Ministerstwo Bezpieczeństwa Państwowego Chińskiej Republiki Ludowej stwierdziło w tym tygodniu na łamach popularnej w tym kraju platformy WeChat, że serwery Huawei Technologies od 2009 roku są poddawane ciągłym cyberatakom w celu uzyskania dostępu do wrażliwych informacji przez amerykańskie służby wywiadowcze. . Chińscy urzędnicy twierdzą również, że oprogramowanie dużych zagranicznych firm zawiera „tylne drzwi” dla agencji wywiadowczych, umożliwiające im kradzież danych z Chin i Rosji.
Jak czytamy w raporcie, próby amerykańskich agencji wywiadowczych prowadzenia działań wywiadowczych poprzez penetrację serwerów Huawei Technologies są odnotowywane przez chińskich specjalistów od 2009 roku.
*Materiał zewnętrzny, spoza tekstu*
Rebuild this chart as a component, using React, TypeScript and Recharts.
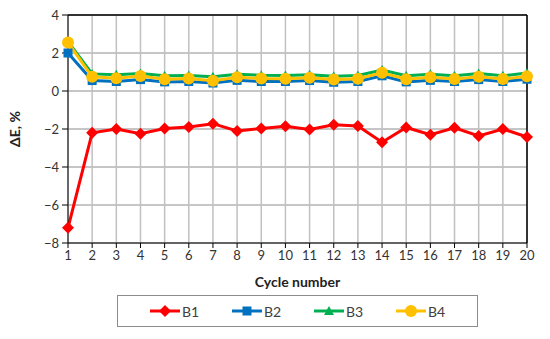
import React from 'react'
import { LineChart, Line, XAxis, YAxis, CartesianGrid, Legend, ReferenceLine } from 'recharts'

const CYCLES = [1, 2, 3, 4, 5, 6, 7, 8, 9, 10, 11, 12, 13, 14, 15, 16, 17, 18, 19, 20]
const B1 = [-7.2, -2.2, -2.0, -2.25, -1.97, -1.9, -1.72, -2.1, -1.97, -1.86, -2.02, -1.78, -1.84, -2.7, -1.92, -2.3, -1.94, -2.37, -2.0, -2.42]
const B2 = [2.0, 0.55, 0.5, 0.6, 0.48, 0.5, 0.42, 0.56, 0.5, 0.5, 0.55, 0.46, 0.5, 0.8, 0.48, 0.56, 0.5, 0.6, 0.5, 0.62]
const B3 = [2.6, 0.9, 0.85, 0.92, 0.8, 0.82, 0.75, 0.88, 0.83, 0.82, 0.86, 0.78, 0.82, 1.1, 0.8, 0.88, 0.8, 0.92, 0.8, 0.95]
const B4 = [2.55, 0.75, 0.67, 0.79, 0.62, 0.66, 0.54, 0.72, 0.66, 0.65, 0.7, 0.6, 0.65, 0.96, 0.62, 0.72, 0.63, 0.75, 0.63, 0.77]
const Y_TICKS = [-8, -6, -4, -2, 0, 2, 4]

const SERIES = [
  { key: 'B1', values: B1, color: '#ff0000', shape: 'diamond' },
  { key: 'B2', values: B2, color: '#0070c0', shape: 'square' },
  { key: 'B3', values: B3, color: '#00b050', shape: 'triangle' },
  { key: 'B4', values: B4, color: '#ffc000', shape: 'circle' },
]

const data = CYCLES.map((c, i) => ({ cycle: c, B1: B1[i], B2: B2[i], B3: B3[i], B4: B4[i] }))

const FONT = 'Lato, "Noto Sans", sans-serif'

function Marker({ shape, cx, cy, color }: { shape: string; cx: number; cy: number; color: string }) {
  if (shape === 'diamond') {
    const s = 6
    return <polygon points={`${cx},${cy - s} ${cx + s},${cy} ${cx},${cy + s} ${cx - s},${cy}`} fill={color} />
  }
  if (shape === 'square') {
    return <rect x={cx - 4.5} y={cy - 4.5} width={9} height={9} fill={color} />
  }
  if (shape === 'triangle') {
    return <polygon points={`${cx},${cy - 5} ${cx + 5},${cy + 4} ${cx - 5},${cy + 4}`} fill={color} />
  }
  return <circle cx={cx} cy={cy} r={6} fill={color} />
}

const makeDot = (shape: string, color: string) => (props: any) => {
  const { cx, cy, index } = props
  if (cx == null || cy == null) return <g key={index} />
  return <Marker key={index} shape={shape} cx={cx} cy={cy} color={color} />
}

function LegendBox() {
  return (
    <div
      style={{
        width: 361,
        height: 32,
        boxSizing: 'border-box',
        border: '1px solid #8c8c8c',
        display: 'flex',
        alignItems: 'center',
        paddingLeft: 31,
        fontFamily: FONT,
        fontSize: 14,
        color: '#404040',
      }}
    >
      {SERIES.map((s) => (
        <div key={s.key} style={{ display: 'flex', alignItems: 'center', width: 83 }}>
          <svg width={32} height={12}>
            <line x1={1} y1={6} x2={31} y2={6} stroke={s.color} strokeWidth={3} />
            <Marker shape={s.shape} cx={16} cy={6} color={s.color} />
          </svg>
          <span style={{ marginLeft: 1 }}>{s.key}</span>
        </div>
      ))}
    </div>
  )
}

// proper minus sign like the original
const fmtY = (v: number) => (v < 0 ? `\u2212${Math.abs(v)}` : `${v}`)

export default function App() {
  return (
    <div style={{ position: 'absolute', left: 0, top: 0, width: 550, height: 339, background: '#fff' }}>
      <LineChart width={550} height={339} data={data} margin={{ top: 15, right: 23, bottom: 66, left: 8 }}>
        <CartesianGrid vertical={false} stroke="#8c8c8c" strokeWidth={1} />
        <CartesianGrid horizontal={false} stroke="#c0c0c0" strokeWidth={1.5} />
        <XAxis
          dataKey="cycle"
          height={30}
          interval={0}
          stroke="#000"
          tickSize={5}
          tick={{ fontSize: 13, fill: '#333', fontFamily: FONT }}
          tickMargin={3}
          label={{ value: 'Cycle number', position: 'bottom', offset: 4, style: { fontSize: 14, fontWeight: 700, fill: '#222', fontFamily: FONT } }}
        />
        <YAxis
          domain={[-8, 4]}
          ticks={Y_TICKS}
          tickFormatter={fmtY}
          width={60}
          stroke="#000"
          tickSize={6}
          tickMargin={3}
          tick={{ fontSize: 13, fill: '#333', fontFamily: FONT }}
          label={{ value: 'ΔE, %', angle: -90, position: 'insideLeft', dx: 2, style: { textAnchor: 'middle', fontSize: 14, fontWeight: 700, fill: '#222', fontFamily: FONT } }}
        />
        <ReferenceLine y={4} stroke="#000" strokeWidth={1.5} />
        <ReferenceLine x={20} stroke="#000" strokeWidth={1.5} />
        <Legend
          layout="horizontal"
          verticalAlign="middle"
          align="center"
          content={() => <LegendBox />}
          wrapperStyle={{ position: 'absolute', left: 117, top: 295, width: 361, height: 32 }}
        />
        {SERIES.map((s) => (
          <Line
            key={s.key}
            dataKey={s.key}
            stroke={s.color}
            strokeWidth={3}
            dot={makeDot(s.shape, s.color)}
            activeDot={false}
            isAnimationActive={false}
          />
        ))}
      </LineChart>
    </div>
  )
}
Badając skutki cyberataku na sieć jednego z chińskich uniwersytetów w zeszłym roku, eksperci z firmy zajmującej się cyberbezpieczeństwem Qihoo 360 odkryli program wirusowy Second Date, który mógł zostać wprowadzony przez amerykańskie agencje wywiadowcze w celu monitorowania sieci transmisji informacji w wielu krajach dookoła świata. Specjaliści Qihoo 360 nie zgłosili nic na temat wykorzystania Second Date do ataków na serwery Huawei.
Według chińskich urzędników władze USA mają dostęp do dziesiątek tysięcy urządzeń na całym świecie i nielegalnie przejęły ogromne ilości cennych informacji. Chińskie ustawodawstwo zaostrzyło ostatnio kary za szpiegostwo przemysłowe, ale działalność amerykańskich agencji wywiadowczych nie może być skutecznie ścigana w chińskiej jurysdykcji. Najwyraźniej omawiana niedawno inicjatywa zakazująca używania smartfonów Apple iPhone przez pracowników chińskiego rządu ma na celu walkę z wyciekami informacji, jednak władze chińskie oficjalnie zaprzeczają wprowadzeniu jakichkolwiek zakazów w tym zakresie.